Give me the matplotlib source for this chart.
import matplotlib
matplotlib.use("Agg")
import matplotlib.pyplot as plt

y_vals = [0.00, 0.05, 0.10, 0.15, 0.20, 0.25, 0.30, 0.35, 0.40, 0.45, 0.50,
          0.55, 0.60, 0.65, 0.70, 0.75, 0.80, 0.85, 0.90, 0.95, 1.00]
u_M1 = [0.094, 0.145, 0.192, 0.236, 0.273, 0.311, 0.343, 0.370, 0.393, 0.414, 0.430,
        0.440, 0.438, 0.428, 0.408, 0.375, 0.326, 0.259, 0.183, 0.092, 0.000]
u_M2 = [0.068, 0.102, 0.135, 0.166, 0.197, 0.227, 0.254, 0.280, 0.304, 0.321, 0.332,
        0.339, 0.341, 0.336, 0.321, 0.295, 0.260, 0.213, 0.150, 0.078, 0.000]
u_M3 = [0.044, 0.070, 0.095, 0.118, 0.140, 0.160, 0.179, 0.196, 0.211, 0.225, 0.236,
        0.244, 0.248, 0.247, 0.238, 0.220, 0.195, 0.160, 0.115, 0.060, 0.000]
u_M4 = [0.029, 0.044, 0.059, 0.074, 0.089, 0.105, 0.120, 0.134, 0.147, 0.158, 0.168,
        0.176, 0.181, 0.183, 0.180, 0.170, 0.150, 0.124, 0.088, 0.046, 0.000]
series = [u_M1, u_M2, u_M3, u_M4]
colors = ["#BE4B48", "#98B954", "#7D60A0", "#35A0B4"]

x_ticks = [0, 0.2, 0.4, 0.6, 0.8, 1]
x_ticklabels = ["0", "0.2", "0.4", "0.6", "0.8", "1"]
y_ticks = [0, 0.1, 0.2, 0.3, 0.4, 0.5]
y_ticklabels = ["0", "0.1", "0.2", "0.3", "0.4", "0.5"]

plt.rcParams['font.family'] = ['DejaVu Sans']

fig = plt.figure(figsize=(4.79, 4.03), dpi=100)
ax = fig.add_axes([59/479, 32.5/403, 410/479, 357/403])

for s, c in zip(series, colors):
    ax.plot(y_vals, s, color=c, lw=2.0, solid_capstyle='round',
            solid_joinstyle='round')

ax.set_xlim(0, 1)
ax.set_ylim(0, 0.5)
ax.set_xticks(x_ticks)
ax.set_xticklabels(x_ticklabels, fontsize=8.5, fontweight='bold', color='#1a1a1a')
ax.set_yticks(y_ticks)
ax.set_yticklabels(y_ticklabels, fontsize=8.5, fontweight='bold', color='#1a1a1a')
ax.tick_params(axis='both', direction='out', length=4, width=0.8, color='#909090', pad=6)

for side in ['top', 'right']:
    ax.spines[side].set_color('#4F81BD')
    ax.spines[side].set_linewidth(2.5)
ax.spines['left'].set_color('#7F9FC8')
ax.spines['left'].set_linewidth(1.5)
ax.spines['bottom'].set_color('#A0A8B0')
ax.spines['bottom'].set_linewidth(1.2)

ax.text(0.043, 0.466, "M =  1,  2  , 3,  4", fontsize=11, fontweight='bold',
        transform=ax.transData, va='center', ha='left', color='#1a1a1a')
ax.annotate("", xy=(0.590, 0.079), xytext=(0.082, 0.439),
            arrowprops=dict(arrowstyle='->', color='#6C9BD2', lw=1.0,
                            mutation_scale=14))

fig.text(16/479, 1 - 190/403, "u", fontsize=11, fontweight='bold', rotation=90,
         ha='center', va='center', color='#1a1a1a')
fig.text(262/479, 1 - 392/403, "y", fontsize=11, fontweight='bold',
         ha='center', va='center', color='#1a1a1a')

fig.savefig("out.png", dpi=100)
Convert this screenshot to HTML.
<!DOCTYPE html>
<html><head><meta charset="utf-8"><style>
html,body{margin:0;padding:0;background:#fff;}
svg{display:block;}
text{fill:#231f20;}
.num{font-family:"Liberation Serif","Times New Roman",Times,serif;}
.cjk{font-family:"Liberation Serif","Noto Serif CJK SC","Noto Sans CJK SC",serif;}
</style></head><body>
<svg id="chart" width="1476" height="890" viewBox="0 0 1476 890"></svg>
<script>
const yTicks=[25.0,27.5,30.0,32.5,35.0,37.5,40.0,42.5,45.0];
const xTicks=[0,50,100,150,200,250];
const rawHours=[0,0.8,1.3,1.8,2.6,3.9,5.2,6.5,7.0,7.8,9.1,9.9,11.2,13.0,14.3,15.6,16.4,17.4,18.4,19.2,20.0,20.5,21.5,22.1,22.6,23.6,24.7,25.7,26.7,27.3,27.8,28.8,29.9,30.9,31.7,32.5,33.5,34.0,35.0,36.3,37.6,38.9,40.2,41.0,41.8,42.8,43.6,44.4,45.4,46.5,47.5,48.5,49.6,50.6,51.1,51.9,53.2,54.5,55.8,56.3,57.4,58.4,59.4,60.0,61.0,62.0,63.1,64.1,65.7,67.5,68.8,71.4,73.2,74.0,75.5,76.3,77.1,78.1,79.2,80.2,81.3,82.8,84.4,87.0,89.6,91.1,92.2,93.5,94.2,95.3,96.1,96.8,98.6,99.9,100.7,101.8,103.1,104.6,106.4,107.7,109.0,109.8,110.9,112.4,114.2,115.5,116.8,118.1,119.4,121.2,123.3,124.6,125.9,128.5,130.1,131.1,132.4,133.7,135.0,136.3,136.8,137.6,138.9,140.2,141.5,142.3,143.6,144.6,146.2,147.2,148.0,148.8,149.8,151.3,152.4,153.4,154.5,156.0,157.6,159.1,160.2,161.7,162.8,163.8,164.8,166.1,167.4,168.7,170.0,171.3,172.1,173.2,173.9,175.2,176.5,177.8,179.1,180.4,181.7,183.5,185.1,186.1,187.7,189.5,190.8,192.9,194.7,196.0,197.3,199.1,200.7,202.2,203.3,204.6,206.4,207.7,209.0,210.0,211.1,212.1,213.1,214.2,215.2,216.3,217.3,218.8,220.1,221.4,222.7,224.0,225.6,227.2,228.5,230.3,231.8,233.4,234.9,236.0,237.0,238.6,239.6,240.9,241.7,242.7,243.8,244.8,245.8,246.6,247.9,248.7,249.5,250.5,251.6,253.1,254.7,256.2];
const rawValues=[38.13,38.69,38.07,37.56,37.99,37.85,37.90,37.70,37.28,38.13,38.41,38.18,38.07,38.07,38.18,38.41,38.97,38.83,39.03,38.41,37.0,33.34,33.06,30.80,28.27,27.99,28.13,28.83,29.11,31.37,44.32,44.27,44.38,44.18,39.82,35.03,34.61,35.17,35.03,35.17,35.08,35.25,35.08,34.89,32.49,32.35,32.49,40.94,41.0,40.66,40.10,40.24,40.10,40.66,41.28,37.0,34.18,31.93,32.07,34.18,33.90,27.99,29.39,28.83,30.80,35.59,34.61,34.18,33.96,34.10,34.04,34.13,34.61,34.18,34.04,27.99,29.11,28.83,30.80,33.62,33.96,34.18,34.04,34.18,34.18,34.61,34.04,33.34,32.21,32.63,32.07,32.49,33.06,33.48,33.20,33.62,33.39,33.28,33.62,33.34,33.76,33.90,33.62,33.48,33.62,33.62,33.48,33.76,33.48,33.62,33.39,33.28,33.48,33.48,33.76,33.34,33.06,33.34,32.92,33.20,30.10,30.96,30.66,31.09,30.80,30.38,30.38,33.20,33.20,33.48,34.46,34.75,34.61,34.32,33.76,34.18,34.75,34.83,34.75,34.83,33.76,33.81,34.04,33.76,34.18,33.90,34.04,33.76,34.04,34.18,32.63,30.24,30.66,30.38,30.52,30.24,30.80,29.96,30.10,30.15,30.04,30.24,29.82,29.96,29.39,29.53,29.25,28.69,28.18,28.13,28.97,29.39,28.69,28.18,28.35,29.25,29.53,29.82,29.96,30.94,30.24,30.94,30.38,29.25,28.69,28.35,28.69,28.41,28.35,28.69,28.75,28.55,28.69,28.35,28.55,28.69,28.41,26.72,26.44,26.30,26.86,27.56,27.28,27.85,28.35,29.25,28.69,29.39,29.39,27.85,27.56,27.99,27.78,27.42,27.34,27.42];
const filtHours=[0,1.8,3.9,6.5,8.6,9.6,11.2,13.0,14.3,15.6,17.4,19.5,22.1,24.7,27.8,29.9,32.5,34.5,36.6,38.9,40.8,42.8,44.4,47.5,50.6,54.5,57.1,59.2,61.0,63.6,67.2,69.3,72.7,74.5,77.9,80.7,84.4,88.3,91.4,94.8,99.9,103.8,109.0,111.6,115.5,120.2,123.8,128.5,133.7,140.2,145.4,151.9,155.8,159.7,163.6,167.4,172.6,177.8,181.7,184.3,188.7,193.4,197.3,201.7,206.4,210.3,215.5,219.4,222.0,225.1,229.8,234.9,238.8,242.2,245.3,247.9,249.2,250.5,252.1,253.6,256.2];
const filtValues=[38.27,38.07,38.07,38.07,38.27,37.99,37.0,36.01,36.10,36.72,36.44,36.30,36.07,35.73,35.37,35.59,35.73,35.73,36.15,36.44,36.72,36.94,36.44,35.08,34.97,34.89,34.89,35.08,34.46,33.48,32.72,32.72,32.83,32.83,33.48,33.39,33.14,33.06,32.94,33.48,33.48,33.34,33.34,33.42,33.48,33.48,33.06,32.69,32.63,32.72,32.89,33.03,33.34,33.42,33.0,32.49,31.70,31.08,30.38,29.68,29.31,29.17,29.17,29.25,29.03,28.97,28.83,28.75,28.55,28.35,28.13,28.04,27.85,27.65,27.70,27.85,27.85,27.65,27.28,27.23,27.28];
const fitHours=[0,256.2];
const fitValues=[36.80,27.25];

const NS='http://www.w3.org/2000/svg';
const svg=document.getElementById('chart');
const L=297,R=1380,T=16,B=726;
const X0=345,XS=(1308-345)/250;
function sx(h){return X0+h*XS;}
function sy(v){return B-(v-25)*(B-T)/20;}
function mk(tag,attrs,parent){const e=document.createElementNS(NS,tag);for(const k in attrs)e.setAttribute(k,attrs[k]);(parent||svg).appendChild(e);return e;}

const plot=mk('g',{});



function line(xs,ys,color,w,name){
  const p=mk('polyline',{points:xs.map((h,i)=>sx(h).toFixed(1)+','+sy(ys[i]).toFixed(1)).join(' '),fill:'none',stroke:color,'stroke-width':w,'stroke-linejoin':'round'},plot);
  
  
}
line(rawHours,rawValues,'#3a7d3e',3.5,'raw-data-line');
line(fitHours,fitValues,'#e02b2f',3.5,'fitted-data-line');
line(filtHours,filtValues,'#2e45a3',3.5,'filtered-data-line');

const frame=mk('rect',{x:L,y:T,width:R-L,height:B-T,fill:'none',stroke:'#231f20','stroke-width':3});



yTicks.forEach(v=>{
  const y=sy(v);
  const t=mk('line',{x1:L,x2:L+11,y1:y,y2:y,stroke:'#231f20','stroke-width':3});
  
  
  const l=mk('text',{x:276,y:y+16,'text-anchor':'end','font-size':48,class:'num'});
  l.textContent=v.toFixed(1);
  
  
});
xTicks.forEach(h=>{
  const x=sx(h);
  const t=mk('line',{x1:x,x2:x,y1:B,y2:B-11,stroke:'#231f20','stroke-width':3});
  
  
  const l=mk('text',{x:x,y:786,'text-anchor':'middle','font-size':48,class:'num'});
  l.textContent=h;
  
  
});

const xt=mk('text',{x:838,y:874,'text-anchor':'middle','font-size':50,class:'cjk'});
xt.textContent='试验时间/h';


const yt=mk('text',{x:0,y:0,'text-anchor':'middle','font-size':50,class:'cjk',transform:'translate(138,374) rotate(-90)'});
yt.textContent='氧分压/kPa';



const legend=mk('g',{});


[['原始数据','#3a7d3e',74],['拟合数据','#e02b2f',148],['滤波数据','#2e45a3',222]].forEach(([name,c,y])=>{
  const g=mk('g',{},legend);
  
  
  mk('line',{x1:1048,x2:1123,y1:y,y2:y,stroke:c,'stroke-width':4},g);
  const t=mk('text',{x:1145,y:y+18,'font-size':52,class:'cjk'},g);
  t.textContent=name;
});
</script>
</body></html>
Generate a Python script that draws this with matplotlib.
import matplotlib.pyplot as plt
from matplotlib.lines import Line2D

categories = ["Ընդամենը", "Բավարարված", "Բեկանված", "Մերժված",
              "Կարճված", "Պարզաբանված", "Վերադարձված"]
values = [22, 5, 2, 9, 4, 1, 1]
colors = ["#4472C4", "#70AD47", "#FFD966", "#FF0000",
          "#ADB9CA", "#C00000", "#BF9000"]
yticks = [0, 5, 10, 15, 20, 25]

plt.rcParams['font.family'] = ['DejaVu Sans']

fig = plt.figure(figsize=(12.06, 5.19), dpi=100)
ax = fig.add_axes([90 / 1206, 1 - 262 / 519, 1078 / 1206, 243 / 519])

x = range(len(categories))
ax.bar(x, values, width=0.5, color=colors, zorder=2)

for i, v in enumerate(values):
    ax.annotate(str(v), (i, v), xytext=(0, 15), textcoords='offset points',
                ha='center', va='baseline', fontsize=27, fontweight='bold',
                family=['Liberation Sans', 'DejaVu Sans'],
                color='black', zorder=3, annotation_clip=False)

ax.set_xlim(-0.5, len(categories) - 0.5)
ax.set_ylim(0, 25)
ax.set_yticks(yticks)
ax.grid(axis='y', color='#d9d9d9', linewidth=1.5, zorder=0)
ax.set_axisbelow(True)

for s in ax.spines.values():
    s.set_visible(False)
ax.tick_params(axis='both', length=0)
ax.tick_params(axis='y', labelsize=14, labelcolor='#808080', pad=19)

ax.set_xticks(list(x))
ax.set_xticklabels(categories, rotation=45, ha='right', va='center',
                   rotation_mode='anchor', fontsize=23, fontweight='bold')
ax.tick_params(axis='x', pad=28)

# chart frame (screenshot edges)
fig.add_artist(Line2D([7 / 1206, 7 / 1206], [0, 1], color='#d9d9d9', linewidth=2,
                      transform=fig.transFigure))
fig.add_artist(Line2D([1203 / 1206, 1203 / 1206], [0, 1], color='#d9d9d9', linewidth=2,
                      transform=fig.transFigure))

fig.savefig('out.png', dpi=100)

· · · ·

EXERCISE DIRECTIONS:
Work through the records above line by line and count those that hold the string "this". Give only the result.

THE COMPLETED TASK:
3